──────── Dataset excerpt

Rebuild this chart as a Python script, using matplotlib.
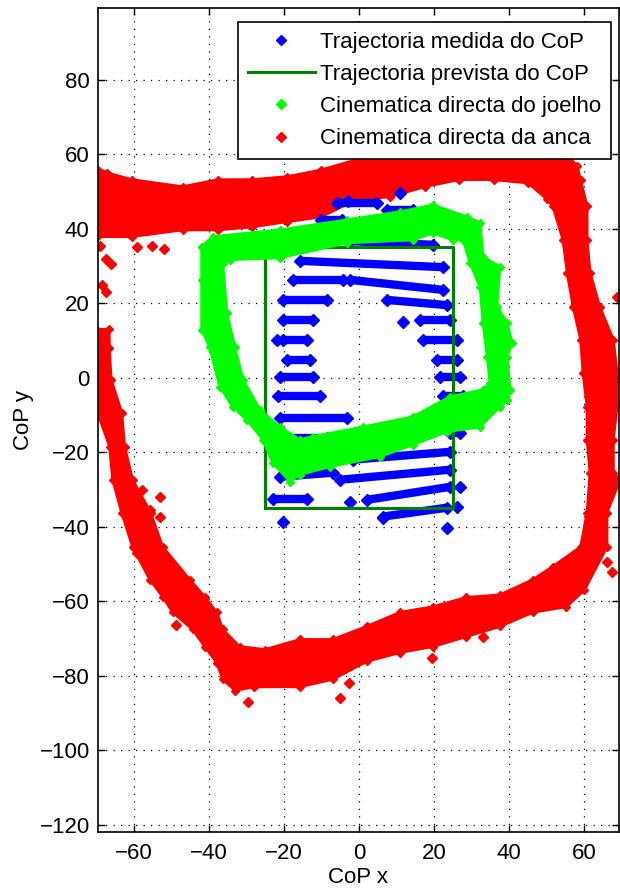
import numpy as np
import matplotlib
matplotlib.use("Agg")
import matplotlib.pyplot as plt
from matplotlib.lines import Line2D

plt.rcParams['font.family'] = ['Liberation Sans Narrow', 'Liberation Sans', 'DejaVu Sans']

# --- hip forward kinematics (red band), outer edge then inner edge ---
red_outer_x = [-70, -70, -69.6, -66.4, -65.6, -63.2, -60.3, -55.7, -52.3, -49.6, -44.3, -41.1,
               -37.9, -36.3, -33, -28, -15.8, -7, 2, 10.9, 19.7, 28.6, 37.5, 46.3, 55.2, 60,
               66, 66, 69.5, 67.7, 67.7, 68.7, 68.7, 67.7, 64.1, 61.5, 60.7, 60.7, 59, 58,
               55, 26.6, 17.5, 8.2, -0.9, -10.1, -19.2, -28.5, -37.6, -47, -60.5, -67, -70, -70]
red_outer_y = [13, -5, -9.4, -18.5, -27.4, -36.2, -45.4, -54.2, -58.8, -63, -67.6, -72.2,
               -76.5, -81, -84, -83, -83, -81, -76.2, -73.8, -72.2, -69.5, -66.8, -63, -61.5, -57,
               -45.4, -36.2, -27.4, -25.5, -16.6, -7.8, 1.3, 10.2, 19, 28.2, 37, 46, 53, 57,
               60, 60, 59.5, 59.3, 58.5, 55.8, 54, 53.2, 53.2, 51.3, 53.2, 55, 56.4, 38]
red_inner_x = [-69.8, -60.5, -47, -37.6, -28.5, -19.2, -10.1, -0.9, 8.2, 17.5, 26.6, 35.8, 45, 50,
               51.6, 54.3, 55.4, 57, 59, 59.6, 60.7, 60.7, 61.5, 60.7, 59, 51.6,
               46.3, 37.5, 28.6, 19.7, 10.9, 2, -7, -15.8, -25,
               -31.8, -36.3, -37.9, -41.1, -45.1, -52.3, -55.5, -60.3, -62.4, -63.2, -66, -66.5, -66.5]
red_inner_y = [37.9, 37.9, 39.7, 39.7, 40.5, 41.9, 43.2, 47.8, 48.6, 51.3, 53.2, 53.2, 52.3, 48,
               46, 37, 28.2, 19, 10.2, 1.3, -7.8, -16.6, -25.5, -36.2, -45.4, -50.7,
               -54.2, -58.3, -59, -61.5, -63, -66.8, -70.3, -70.3, -73,
               -72.2, -67.6, -63, -58.8, -54.2, -45.4, -36.2, -27.4, -18.5, -9.4, -0.5, 8, 13]
red_extra_x = [-69, -67.5, -66, -68.5, -67.5, -59, -55, -52, -57.9, -53.1, -53.1, -55.7, -59.2,
               -48.8, -29.6, -5.1, -2.7, 19.4, 33.0, 66, 67.3, 68.7, 66]
red_extra_y = [35.5, 32, 30.5, 25, 23, 35, 35.5, 34.5, -30.1, -31.9, -37.3, -35.4, -47,
               -66.3, -87, -85.9, -81.9, -75.2, -69.5, -49.4, -52.3, 21.7, 10.2]

# --- knee forward kinematics (green ring) ---
green_outer_x = [-41.9, -39.0, -21.1, -3.3, 10.9, 19.7, 28.7, 32.2, 33.0, 37.5, 36.7, 39.4, 40.7,
                 39.4, 40.2, 39.4, 37.5, 32.2, 23.4, 14.3, 5.5, -7.8, -15.8, -18.4, -23.0, -25.6,
                 -29.9, -33.6, -37.1, -39.8, -41.9, -41.9]
green_outer_y = [35.2, 37.9, 39.7, 42.4, 44.6, 46.4, 43.2, 41.6, 32.5, 29.8, 19.1, 14.8, 9.4,
                 5.6, -3.2, -5.9, -7.8, -13.2, -14.5, -18.0, -21.2, -23.9, -26.0, -27.9, -22.8, -16.6,
                 -11.3, -7.8, -2.4, 8.3, 12.9, 26.3]
green_inner_x = [-36.3, -34.4, -21.1, -3.3, 14.3, 19.7, 25.0, 27.7, 29.5, 32.2, 33.0, 34.1, 34.9,
                 33.0, 24.2, 14.3, 1.0, -12.3, -15.8, -21.1, -26.4, -30.9, -33.1, -35.2]
green_inner_y = [30.9, 31.7, 32.2, 36.2, 37.0, 38.9, 37.0, 37.0, 30.9, 24.4, 14.8, 5.6, -1.3,
                 -3.2, -5.1, -10.5, -13.2, -15.8, -16.6, -13.2, -8.6, -0.5, 8.3, 17.4]

# --- measured CoP (blue rows of samples): start/end of each row ---
blue_x0 = [-5.9, 7.4, -10.2, -2.5, -15.8, -17.6, -2.5, -20.2, 7.4, -20.2, 16.2, -20.2, 17.0,
           -19.2, 20.7, -21.1, 21.5, -21.7, 22.3, -21.1, 23.4, -20.2, 24.2, -1.7, -21.1, -5.1,
           -22.9, 2.1, 6.3]
blue_x1 = [4.7, 14.3, -4.6, 19.7, 22.3, -4.3, 22.3, -8.6, 23.4, -12.3, 24.2, -13.9, 26.1,
           -13.1, 26.1, -12.3, 26.9, -10.5, 27.7, -3.3, 26.3, -8.6, 26.9, 24.2, -7.0, 24.2,
           -13.9, 24.2, 23.4]
blue_y0 = [47.0, 45.1, 42.4, 36.7, 31.4, 26.3, 26.3, 20.9, 20.9, 15.6, 15.6, 10.2, 10.2,
           4.8, 4.8, 0.3, 0.3, -4.8, -4.8, -10.7, -11.2, -16.1, -14.8, -22.0, -26.6, -27.4,
           -32.5, -32.8, -37.3]
blue_y1 = [47.0, 45.1, 42.4, 35.7, 29.7, 26.3, 23.6, 20.9, 19.5, 15.6, 15.6, 10.2, 10.2,
           4.8, 4.8, 0.3, 0.3, -4.8, -4.8, -10.7, -11.2, -16.1, -14.8, -19.9, -25.5, -24.7,
           -32.5, -29.3, -34.9]
blue_pt_x = [11.7, -21.9, -2.5, -20.3, 6.3, 23.4, 26.9, 26.1, 11.0, -3.0]
blue_pt_y = [15.0, 10.2, -33.3, -38.7, -37.6, -40.3, -29.3, -34.6, 49.5, 47.5]

# --- predicted CoP (rectangle) ---
box_x = [-25, 25]
box_y = [-35, 35]

labels = ['Trajectoria medida do CoP', 'Trajectoria prevista do CoP',
          'Cinematica directa do joelho', 'Cinematica directa da anca']

fig = plt.figure(figsize=(6.2, 8.94), dpi=100)
ax = fig.add_axes([98 / 620, 62 / 894, 521 / 620, 824 / 894])

# hip band
rx = red_outer_x + red_inner_x
ry = red_outer_y + red_inner_y
ax.fill(rx, ry, color=(1, 0, 0), lw=2, zorder=1)
ax.plot(rx, ry, 'D', color=(1, 0, 0), ms=4.5, zorder=1)
ax.plot(red_extra_x, red_extra_y, 'D', color=(1, 0, 0), ms=5, lw=0, zorder=1)

# measured CoP
for x0, x1, y0, y1 in zip(blue_x0, blue_x1, blue_y0, blue_y1):
    ax.plot([x0, x1], [y0, y1], color=(0, 0, 1), lw=6, marker='D', ms=6.5,
            solid_capstyle='butt', zorder=2)
ax.plot(blue_pt_x, blue_pt_y, 'D', color=(0, 0, 1), ms=6.5, zorder=2)

# predicted CoP
bx = [box_x[0], box_x[1], box_x[1], box_x[0], box_x[0]]
by = [box_y[0], box_y[0], box_y[1], box_y[1], box_y[0]]
ax.plot(bx, by, color=(0, 0.5, 0), lw=2.2, zorder=3)

# knee ring (outer loop + reversed inner loop -> hole)
gx = green_outer_x + green_outer_x[:1] + green_inner_x[::-1] + green_inner_x[-1:]
gy = green_outer_y + green_outer_y[:1] + green_inner_y[::-1] + green_inner_y[-1:]
ax.fill(gx, gy, facecolor=(0, 1, 0), edgecolor='none', zorder=4)
ax.plot(green_outer_x + green_outer_x[:1], green_outer_y + green_outer_y[:1],
        color=(0, 1, 0), lw=2, marker='D', ms=4.5, zorder=4)
ax.plot(green_inner_x + green_inner_x[:1], green_inner_y + green_inner_y[:1],
        color=(0, 1, 0), lw=2, marker='D', ms=4.5, zorder=4)

ax.set_xlim(-69.5, 69.2)
ax.set_ylim(-122, 99.3)
ax.set_xticks(np.arange(-60, 61, 20))
ax.set_yticks(np.arange(-120, 81, 20))
ax.grid(True, color='k', linestyle=(0, (1, 5)), linewidth=0.9)
ax.set_axisbelow(True)
ax.tick_params(direction='in', top=True, right=True, length=5, width=1, labelsize=16, pad=6)
ax.tick_params(axis='x', pad=8)
for s in ax.spines.values():
    s.set_linewidth(1.2)
ax.set_xlabel('CoP x', fontsize=16, labelpad=2)
ax.set_ylabel('CoP y', fontsize=16)

handles = [Line2D([], [], color=(0, 0, 1), marker='D', ms=5, lw=0),
           Line2D([], [], color=(0, 0.5, 0), lw=2.2),
           Line2D([], [], color=(0, 1, 0), marker='D', ms=5, lw=0),
           Line2D([], [], color=(1, 0, 0), marker='D', ms=5, lw=0)]
leg = ax.legend(handles, labels, loc='upper right', bbox_to_anchor=(0.985, 0.983),
                borderaxespad=0, fontsize=16, fancybox=False, framealpha=1,
                edgecolor='k', handlelength=3.0, handletextpad=0.25, labelspacing=0.5,
                borderpad=0.45)
leg.get_frame().set_linewidth(1.2)
leg.set_zorder(10)

fig.savefig('out.png', dpi=100)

────────────────

=== What you have to do ===
Starting at the first line of the material, output exactly the lines up to and including the one with "plt.rcParams['font.family'] = ['Liberation". Do not include the pictures.

=== Solution below ===
Rebuild this chart as a Python script, using matplotlib.
import numpy as np
import matplotlib
matplotlib.use("Agg")
import matplotlib.pyplot as plt
from matplotlib.lines import Line2D

plt.rcParams['font.family'] = ['Liberation Sans Narrow', 'Liberation Sans', 'DejaVu Sans']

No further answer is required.